Requirement - Please retype the data in full and exactly; the pictures are not part of the copy.

Given material -
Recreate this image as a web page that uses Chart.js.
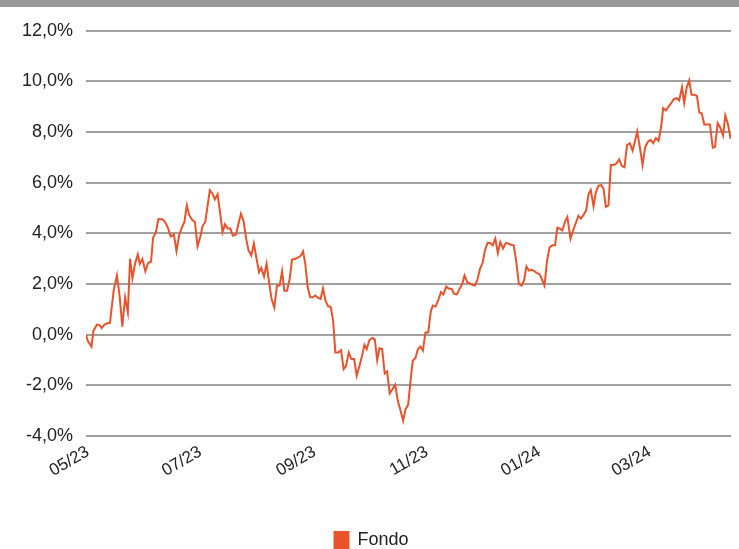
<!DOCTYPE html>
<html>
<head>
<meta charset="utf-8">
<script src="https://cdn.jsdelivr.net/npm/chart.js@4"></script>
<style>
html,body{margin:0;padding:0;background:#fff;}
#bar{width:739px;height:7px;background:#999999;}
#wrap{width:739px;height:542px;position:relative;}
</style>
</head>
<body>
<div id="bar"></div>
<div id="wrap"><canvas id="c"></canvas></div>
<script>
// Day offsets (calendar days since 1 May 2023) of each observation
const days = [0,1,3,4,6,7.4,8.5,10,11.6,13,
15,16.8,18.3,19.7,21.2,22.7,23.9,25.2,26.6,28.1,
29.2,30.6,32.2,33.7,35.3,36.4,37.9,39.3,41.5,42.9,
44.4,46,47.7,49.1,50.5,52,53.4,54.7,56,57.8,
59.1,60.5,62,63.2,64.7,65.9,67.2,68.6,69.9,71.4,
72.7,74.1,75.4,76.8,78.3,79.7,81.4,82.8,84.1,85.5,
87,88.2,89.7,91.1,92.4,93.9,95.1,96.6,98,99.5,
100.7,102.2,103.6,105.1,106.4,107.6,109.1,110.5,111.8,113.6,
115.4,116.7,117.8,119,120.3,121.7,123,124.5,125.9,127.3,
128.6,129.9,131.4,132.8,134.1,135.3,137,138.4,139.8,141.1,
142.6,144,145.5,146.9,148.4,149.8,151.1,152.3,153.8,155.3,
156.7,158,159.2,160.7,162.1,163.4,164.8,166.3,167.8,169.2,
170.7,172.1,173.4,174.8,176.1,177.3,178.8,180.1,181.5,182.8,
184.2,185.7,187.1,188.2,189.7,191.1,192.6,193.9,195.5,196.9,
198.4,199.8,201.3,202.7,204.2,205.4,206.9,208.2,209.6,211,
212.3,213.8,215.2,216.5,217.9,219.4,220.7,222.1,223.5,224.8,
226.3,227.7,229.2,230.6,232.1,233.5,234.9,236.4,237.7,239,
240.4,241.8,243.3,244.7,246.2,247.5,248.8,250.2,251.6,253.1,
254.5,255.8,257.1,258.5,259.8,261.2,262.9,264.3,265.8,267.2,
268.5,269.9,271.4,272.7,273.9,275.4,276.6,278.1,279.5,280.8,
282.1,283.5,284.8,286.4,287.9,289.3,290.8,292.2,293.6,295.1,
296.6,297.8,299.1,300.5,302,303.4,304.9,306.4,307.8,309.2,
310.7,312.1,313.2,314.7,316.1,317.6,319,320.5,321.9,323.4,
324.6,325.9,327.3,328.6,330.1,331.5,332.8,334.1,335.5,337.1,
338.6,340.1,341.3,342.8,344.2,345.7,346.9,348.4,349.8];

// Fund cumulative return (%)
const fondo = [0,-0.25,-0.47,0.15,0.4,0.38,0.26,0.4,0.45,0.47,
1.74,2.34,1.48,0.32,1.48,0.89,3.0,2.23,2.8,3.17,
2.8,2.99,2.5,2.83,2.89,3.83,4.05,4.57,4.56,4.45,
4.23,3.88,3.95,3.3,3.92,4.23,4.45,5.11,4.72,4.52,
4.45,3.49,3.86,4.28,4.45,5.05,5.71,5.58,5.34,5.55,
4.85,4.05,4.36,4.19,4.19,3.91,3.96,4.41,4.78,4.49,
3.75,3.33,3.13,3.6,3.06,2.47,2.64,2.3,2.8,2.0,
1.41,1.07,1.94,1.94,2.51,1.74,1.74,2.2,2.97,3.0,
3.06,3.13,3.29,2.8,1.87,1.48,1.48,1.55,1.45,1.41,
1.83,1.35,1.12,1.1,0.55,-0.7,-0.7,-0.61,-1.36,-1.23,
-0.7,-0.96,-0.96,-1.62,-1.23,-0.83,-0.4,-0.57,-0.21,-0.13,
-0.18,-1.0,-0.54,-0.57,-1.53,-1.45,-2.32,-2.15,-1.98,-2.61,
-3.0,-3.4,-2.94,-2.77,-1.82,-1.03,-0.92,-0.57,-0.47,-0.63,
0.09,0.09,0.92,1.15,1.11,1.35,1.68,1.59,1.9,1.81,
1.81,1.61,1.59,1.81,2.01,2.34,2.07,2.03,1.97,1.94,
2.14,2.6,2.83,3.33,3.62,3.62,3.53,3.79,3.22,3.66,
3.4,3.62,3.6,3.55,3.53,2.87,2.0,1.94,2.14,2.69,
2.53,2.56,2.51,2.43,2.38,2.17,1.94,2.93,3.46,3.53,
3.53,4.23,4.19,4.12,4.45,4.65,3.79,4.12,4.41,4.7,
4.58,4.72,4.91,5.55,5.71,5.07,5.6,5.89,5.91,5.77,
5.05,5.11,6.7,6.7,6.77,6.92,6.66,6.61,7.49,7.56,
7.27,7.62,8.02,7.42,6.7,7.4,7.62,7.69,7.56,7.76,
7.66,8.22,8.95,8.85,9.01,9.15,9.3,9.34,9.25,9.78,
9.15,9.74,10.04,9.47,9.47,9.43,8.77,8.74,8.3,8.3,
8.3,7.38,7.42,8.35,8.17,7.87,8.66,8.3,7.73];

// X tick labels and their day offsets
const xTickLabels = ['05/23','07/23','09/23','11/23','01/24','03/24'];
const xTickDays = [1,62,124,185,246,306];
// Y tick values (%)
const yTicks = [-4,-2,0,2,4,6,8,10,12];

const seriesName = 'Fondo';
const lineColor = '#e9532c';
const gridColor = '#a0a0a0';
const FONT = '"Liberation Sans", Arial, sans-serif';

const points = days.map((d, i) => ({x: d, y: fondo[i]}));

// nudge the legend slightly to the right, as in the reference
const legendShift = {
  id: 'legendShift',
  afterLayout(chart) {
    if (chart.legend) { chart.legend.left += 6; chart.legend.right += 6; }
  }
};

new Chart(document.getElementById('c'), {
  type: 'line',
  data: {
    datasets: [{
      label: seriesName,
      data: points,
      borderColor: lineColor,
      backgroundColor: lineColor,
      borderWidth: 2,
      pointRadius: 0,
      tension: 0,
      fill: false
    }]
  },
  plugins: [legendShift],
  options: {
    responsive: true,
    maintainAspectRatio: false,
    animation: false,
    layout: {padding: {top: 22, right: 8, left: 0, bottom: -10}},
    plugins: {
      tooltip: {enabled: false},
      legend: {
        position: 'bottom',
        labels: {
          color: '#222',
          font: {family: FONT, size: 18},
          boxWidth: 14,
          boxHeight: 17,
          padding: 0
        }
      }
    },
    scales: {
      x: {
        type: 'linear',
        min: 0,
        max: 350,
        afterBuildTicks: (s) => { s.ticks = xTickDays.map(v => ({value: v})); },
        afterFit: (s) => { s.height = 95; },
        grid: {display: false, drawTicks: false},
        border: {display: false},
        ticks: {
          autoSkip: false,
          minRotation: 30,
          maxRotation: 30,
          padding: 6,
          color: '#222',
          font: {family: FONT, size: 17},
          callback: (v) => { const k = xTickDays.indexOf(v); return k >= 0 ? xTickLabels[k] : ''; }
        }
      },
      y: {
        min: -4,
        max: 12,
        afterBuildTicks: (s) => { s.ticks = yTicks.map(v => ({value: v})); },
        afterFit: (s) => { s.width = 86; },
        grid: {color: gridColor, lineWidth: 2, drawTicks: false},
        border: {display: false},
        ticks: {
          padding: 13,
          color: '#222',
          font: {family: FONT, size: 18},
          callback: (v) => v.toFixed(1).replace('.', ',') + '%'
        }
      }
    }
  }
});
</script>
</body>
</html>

Solution for this exercise -
Recreate this image as a web page that uses Chart.js.
<!DOCTYPE html>
<html>
<head>
<meta charset="utf-8">
<script src="https://cdn.jsdelivr.net/npm/chart.js@4"></script>
<style>
html,body{margin:0;padding:0;background:#fff;}
#bar{width:739px;height:7px;background:#999999;}
#wrap{width:739px;height:542px;position:relative;}
</style>
</head>
<body>
<div id="bar"></div>
<div id="wrap"><canvas id="c"></canvas></div>
<script>
// Day offsets (calendar days since 1 May 2023) of each observation
const days = [0,1,3,4,6,7.4,8.5,10,11.6,13,
15,16.8,18.3,19.7,21.2,22.7,23.9,25.2,26.6,28.1,
29.2,30.6,32.2,33.7,35.3,36.4,37.9,39.3,41.5,42.9,
44.4,46,47.7,49.1,50.5,52,53.4,54.7,56,57.8,
59.1,60.5,62,63.2,64.7,65.9,67.2,68.6,69.9,71.4,
72.7,74.1,75.4,76.8,78.3,79.7,81.4,82.8,84.1,85.5,
87,88.2,89.7,91.1,92.4,93.9,95.1,96.6,98,99.5,
100.7,102.2,103.6,105.1,106.4,107.6,109.1,110.5,111.8,113.6,
115.4,116.7,117.8,119,120.3,121.7,123,124.5,125.9,127.3,
128.6,129.9,131.4,132.8,134.1,135.3,137,138.4,139.8,141.1,
142.6,144,145.5,146.9,148.4,149.8,151.1,152.3,153.8,155.3,
156.7,158,159.2,160.7,162.1,163.4,164.8,166.3,167.8,169.2,
170.7,172.1,173.4,174.8,176.1,177.3,178.8,180.1,181.5,182.8,
184.2,185.7,187.1,188.2,189.7,191.1,192.6,193.9,195.5,196.9,
198.4,199.8,201.3,202.7,204.2,205.4,206.9,208.2,209.6,211,
212.3,213.8,215.2,216.5,217.9,219.4,220.7,222.1,223.5,224.8,
226.3,227.7,229.2,230.6,232.1,233.5,234.9,236.4,237.7,239,
240.4,241.8,243.3,244.7,246.2,247.5,248.8,250.2,251.6,253.1,
254.5,255.8,257.1,258.5,259.8,261.2,262.9,264.3,265.8,267.2,
268.5,269.9,271.4,272.7,273.9,275.4,276.6,278.1,279.5,280.8,
282.1,283.5,284.8,286.4,287.9,289.3,290.8,292.2,293.6,295.1,
296.6,297.8,299.1,300.5,302,303.4,304.9,306.4,307.8,309.2,
310.7,312.1,313.2,314.7,316.1,317.6,319,320.5,321.9,323.4,
324.6,325.9,327.3,328.6,330.1,331.5,332.8,334.1,335.5,337.1,
338.6,340.1,341.3,342.8,344.2,345.7,346.9,348.4,349.8];

// Fund cumulative return (%)
const fondo = [0,-0.25,-0.47,0.15,0.4,0.38,0.26,0.4,0.45,0.47,
1.74,2.34,1.48,0.32,1.48,0.89,3.0,2.23,2.8,3.17,
2.8,2.99,2.5,2.83,2.89,3.83,4.05,4.57,4.56,4.45,
4.23,3.88,3.95,3.3,3.92,4.23,4.45,5.11,4.72,4.52,
4.45,3.49,3.86,4.28,4.45,5.05,5.71,5.58,5.34,5.55,
4.85,4.05,4.36,4.19,4.19,3.91,3.96,4.41,4.78,4.49,
3.75,3.33,3.13,3.6,3.06,2.47,2.64,2.3,2.8,2.0,
1.41,1.07,1.94,1.94,2.51,1.74,1.74,2.2,2.97,3.0,
3.06,3.13,3.29,2.8,1.87,1.48,1.48,1.55,1.45,1.41,
1.83,1.35,1.12,1.1,0.55,-0.7,-0.7,-0.61,-1.36,-1.23,
-0.7,-0.96,-0.96,-1.62,-1.23,-0.83,-0.4,-0.57,-0.21,-0.13,
-0.18,-1.0,-0.54,-0.57,-1.53,-1.45,-2.32,-2.15,-1.98,-2.61,
-3.0,-3.4,-2.94,-2.77,-1.82,-1.03,-0.92,-0.57,-0.47,-0.63,
0.09,0.09,0.92,1.15,1.11,1.35,1.68,1.59,1.9,1.81,
1.81,1.61,1.59,1.81,2.01,2.34,2.07,2.03,1.97,1.94,
2.14,2.6,2.83,3.33,3.62,3.62,3.53,3.79,3.22,3.66,
3.4,3.62,3.6,3.55,3.53,2.87,2.0,1.94,2.14,2.69,
2.53,2.56,2.51,2.43,2.38,2.17,1.94,2.93,3.46,3.53,
3.53,4.23,4.19,4.12,4.45,4.65,3.79,4.12,4.41,4.7,
4.58,4.72,4.91,5.55,5.71,5.07,5.6,5.89,5.91,5.77,
5.05,5.11,6.7,6.7,6.77,6.92,6.66,6.61,7.49,7.56,
7.27,7.62,8.02,7.42,6.7,7.4,7.62,7.69,7.56,7.76,
7.66,8.22,8.95,8.85,9.01,9.15,9.3,9.34,9.25,9.78,
9.15,9.74,10.04,9.47,9.47,9.43,8.77,8.74,8.3,8.3,
8.3,7.38,7.42,8.35,8.17,7.87,8.66,8.3,7.73];

// X tick labels and their day offsets
const xTickLabels = ['05/23','07/23','09/23','11/23','01/24','03/24'];
const xTickDays = [1,62,124,185,246,306];
// Y tick values (%)
const yTicks = [-4,-2,0,2,4,6,8,10,12];

const seriesName = 'Fondo';
const lineColor = '#e9532c';
const gridColor = '#a0a0a0';
const FONT = '"Liberation Sans", Arial, sans-serif';

const points = days.map((d, i) => ({x: d, y: fondo[i]}));

// nudge the legend slightly to the right, as in the reference
const legendShift = {
  id: 'legendShift',
  afterLayout(chart) {
    if (chart.legend) { chart.legend.left += 6; chart.legend.right += 6; }
  }
};

new Chart(document.getElementById('c'), {
  type: 'line',
  data: {
    datasets: [{
      label: seriesName,
      data: points,
      borderColor: lineColor,
      backgroundColor: lineColor,
      borderWidth: 2,
      pointRadius: 0,
      tension: 0,
      fill: false
    }]
  },
  plugins: [legendShift],
  options: {
    responsive: true,
    maintainAspectRatio: false,
    animation: false,
    layout: {padding: {top: 22, right: 8, left: 0, bottom: -10}},
    plugins: {
      tooltip: {enabled: false},
      legend: {
        position: 'bottom',
        labels: {
          color: '#222',
          font: {family: FONT, size: 18},
          boxWidth: 14,
          boxHeight: 17,
          padding: 0
        }
      }
    },
    scales: {
      x: {
        type: 'linear',
        min: 0,
        max: 350,
        afterBuildTicks: (s) => { s.ticks = xTickDays.map(v => ({value: v})); },
        afterFit: (s) => { s.height = 95; },
        grid: {display: false, drawTicks: false},
        border: {display: false},
        ticks: {
          autoSkip: false,
          minRotation: 30,
          maxRotation: 30,
          padding: 6,
          color: '#222',
          font: {family: FONT, size: 17},
          callback: (v) => { const k = xTickDays.indexOf(v); return k >= 0 ? xTickLabels[k] : ''; }
        }
      },
      y: {
        min: -4,
        max: 12,
        afterBuildTicks: (s) => { s.ticks = yTicks.map(v => ({value: v})); },
        afterFit: (s) => { s.width = 86; },
        grid: {color: gridColor, lineWidth: 2, drawTicks: false},
        border: {display: false},
        ticks: {
          padding: 13,
          color: '#222',
          font: {family: FONT, size: 18},
          callback: (v) => v.toFixed(1).replace('.', ',') + '%'
        }
      }
    }
  }
});
</script>
</body>
</html>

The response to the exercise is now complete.